Covid-19: Industry still holding on

  • Golf
  • Sunday, 16 Feb 2020

Marquees around Kota Permai’s 18th green are under construction, ahead of the event in the first week of next month.

THE Covid-19 coronavirus has taken its toll on a handful of tournaments in the region, but thankfully it has not impacted the local golf industry to that extent - not yet anyway.

Indeed, to say that the local industry has not been adversely affected would be a disservice to all.

The local game though, has generally been held intact, with only some booking “cancellations” reported at a few clubs.

The women’s LPGA Tour called off events in Thailand and Singapore over concerns of Covid-19, while the European Tour pulled the Hong Kong Open off its schedule for the same reasons.

Notwithstanding this, the Malaysian Open, set to make a return after a five-years absence, looks like it’s going ahead – to be staged at Kota Permai Golf & Country Club in Kota Kemuning, from March 5 to 8.

The Maybank Championship, scheduled for April 16 to 19 at Saujana Golf & Country in Subang, and the Volvo China Open at Genzon Golf Club in Shenzhen from April 23 - 26, were called off by the European Tour yesterday.

The Malaysian Open is co-sanctioned by the Malaysian of Association (MGA) and the Japan Golf Tour, and preparations are well underway to staging it with the course said to be almost ready and construction of marquees around the 18th green nearing completion.

In a response to inquiries from TeeUp, the Asian Tour indicated that the US$1mil event would proceed as planned, unless unforeseen circumstances prevented it.

“The Asian Tour, together with the respective promoters of each tournament, has been closely monitoring the Covid-19 situation but at this stage, all of our events which are scheduled until March will proceed as planned, ” the Tour said in a communique.

“As the health situation continues to evolve, the Tour has put in place several precautionary measures based on the World Health Organisation (WHO) and relevant public authority travel and health guidelines at tournaments.

“These include at least twice daily temperature checks, travel and health declarations for players, separate working areas for staff and officials at events, mandatory doctor on site and more frequent cleaning of common areas, ” concluded the Tour.

Gamuda Director of Club Operations & Townships Tang Meng Loon, under whose jurisdiction Kota Pemai falls, said they were also proceeding as planned and that things were shaping up rather nicely.

“The team has been gearing-up for months now in anticipation of the event and the course has been receiving more than the usual amount of attention from our maintenance crew to ensure it’s in perfect condition for the tournament, ” said Tang.

“As the host venue, we are confident that we will be able to provide everyone with a good experience.”

At the time of writing, we were still awaiting a response from the MGA on the matter.

Events scheduled for this weekend by the leading global Tours were going ahead as planned.
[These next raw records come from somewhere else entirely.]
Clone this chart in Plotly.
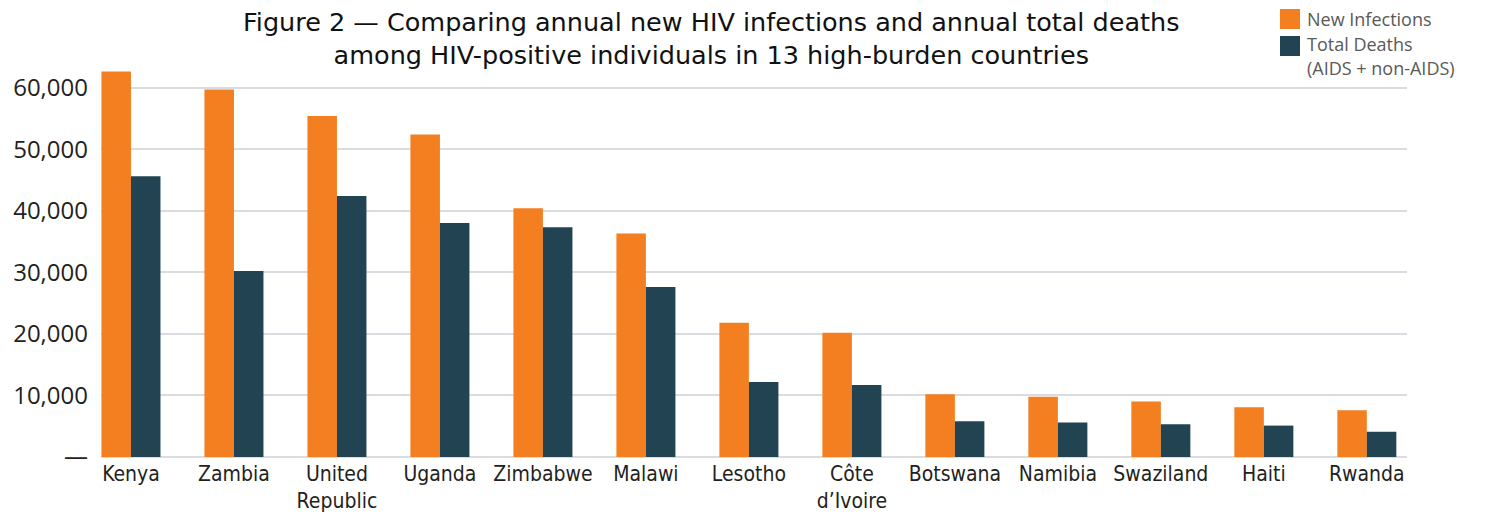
import plotly.graph_objects as go

categories = ["Kenya", "Zambia", "United<br>Republic", "Uganda", "Zimbabwe", "Malawi",
              "Lesotho", "Côte<br>d’Ivoire", "Botswana", "Namibia", "Swaziland", "Haiti", "Rwanda"]
new_infections = [62600, 59700, 55400, 52400, 40400, 36300, 21800, 20200, 10200, 9800, 9000, 8100, 7600]
total_deaths = [45600, 30200, 42400, 38000, 37300, 27600, 12200, 11700, 5800, 5600, 5300, 5100, 4100]
y_tickvals = [0, 10000, 20000, 30000, 40000, 50000, 60000]
y_ticktext = ["—", "10,000", "20,000", "30,000", "40,000", "50,000", "60,000"]
title_text = ("Figure 2 — Comparing annual new HIV infections and annual total deaths<br>"
              "among HIV-positive individuals in 13 high-burden countries")

ORANGE = "#F47F20"
DARK = "#224452"
GRID = "#D9DCE0"

W_PX, H_PX = 1492, 514
L, R, T, B = 101, 1407, 63, 457
PW, PH = R - L, B - T

def px(x):
    return (x - L) / PW

def py(y):
    return (B - y) / PH

xs = list(range(len(categories)))

fig = go.Figure()
fig.add_trace(go.Bar(x=xs, y=new_infections, name="New Infections",
                     marker=dict(color=ORANGE, line=dict(width=0)), showlegend=False))
fig.add_trace(go.Bar(x=xs, y=total_deaths, name="Total Deaths (AIDS + non-AIDS)",
                     marker=dict(color=DARK, line=dict(width=0)), showlegend=False))

cond = "Liberation Sans Narrow, DejaVu Sans Condensed, Roboto, sans-serif"

fig.update_layout(
    width=W_PX, height=H_PX,
    margin=dict(l=L, r=W_PX - R, t=T, b=H_PX - B, pad=0, autoexpand=False),
    paper_bgcolor="white", plot_bgcolor="white",
    barmode="group", bargap=0.427, bargroupgap=0,
    xaxis=dict(tickmode="array", tickvals=xs, ticktext=categories,
               range=[-0.291, 12.39], showgrid=False, zeroline=False,
               showline=False, ticks="", automargin=False, ticklabelstandoff=2,
               tickfont=dict(family=cond, size=21, color="#231F20")),
    yaxis=dict(range=[0, 64000], tickmode="array", tickvals=y_tickvals, ticktext=y_ticktext,
               showgrid=True, gridcolor=GRID, gridwidth=2, automargin=False,
               zeroline=True, zerolinecolor=GRID, zerolinewidth=2,
               showline=False, ticks="", ticklabelstandoff=12,
               tickfont=dict(family="Open Sans, sans-serif", size=24, color="#231F20")),
    font=dict(family="Open Sans, sans-serif"),
)

# title
fig.add_annotation(text=title_text, xref="paper", yref="paper",
                   x=px(711), y=py(38.5), xanchor="center", yanchor="middle",
                   align="center", showarrow=False,
                   font=dict(family="DejaVu Sans, sans-serif", size=25.5, color="#111111"))

# custom legend
legend_boxes = [(ORANGE, 9), (DARK, 36)]
for color, top in legend_boxes:
    fig.add_shape(type="rect", xref="paper", yref="paper",
                  x0=px(1280), x1=px(1300), y0=py(top + 20), y1=py(top),
                  fillcolor=color, line=dict(width=0))
legend_lines = [("New Infections", 19), ("Total Deaths", 44.5), ("(AIDS + non-AIDS)", 68)]
for text, cy in legend_lines:
    fig.add_annotation(text=text, xref="paper", yref="paper",
                       x=px(1305), y=py(cy), xanchor="left", yanchor="middle",
                       align="left", showarrow=False,
                       font=dict(family="Open Sans, sans-serif", size=18, color="#595959"))

fig.write_html("out.html")
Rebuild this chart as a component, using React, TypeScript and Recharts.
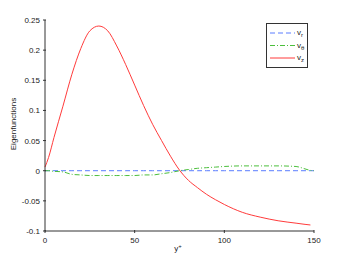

These include the Asian Tour’s 2020 Qualifying School (1st Stage Section) at Lake View Resort & Golf Club in Thailand and the LPGA’s ISPS Handa Women’s Australian Open at Royal Adelaide Golf Club in South Australia. The US PGA Tour’s Genesis Invitational at Riviera Country Club in Pacific Palisades, California where Tiger Woods is making a return to action, is also on.

Back on the home front, TPC Kuala Lumpur has not experienced too much disruption.

“We rely heavily on the domestic market for golfers so the impact for golf rounds at this stage has been minimal, ” Sime Darby Property Hospitality & Leisure chief executive officer Steven Thielke.

Palm Garden Golf Club assistant general manager Terence Lee said they felt it a bit.

“Yes, Covid-19 has had some impact on the course here, especially the foreign market.

“There has been a slow down and agents who handle the Korean and Japan markets have cancelled some bookings.

“On another note, the club has put in place preventive hygiene measures by installing more sanitizers than usual and issuing masks upon request.

“We also have daily checks for staff (temperature) when they report for work and other measures.

Tasik Puteri Golf & Country Club general manager Kevyn Lee said they too experienced cancellations.

“These were Korean cancellations, but other than that it’s been roughly the same, ” he said.

In another development, Sultan Abdul Aziz Shah Golf & Country Club general manager James Thevaras said: “There has been not much effect on our local patronage due to Covid-19 and the members are playing as usual. However it has impacted the foreign golfers especially the Korean market. As you are aware December, January and February are peak months for Korean golfers in Malaysia due to their winter season. And now the Korean agents have cancelled some bookings.

Saha Kamarudin, general manager of Poresia Country Club in Johor Baru said they did not register a “decrease” in the number rounds played but remained cautious.

“As such we have put up notices to create more awareness on hygiene and installed more santizsers, ” he added.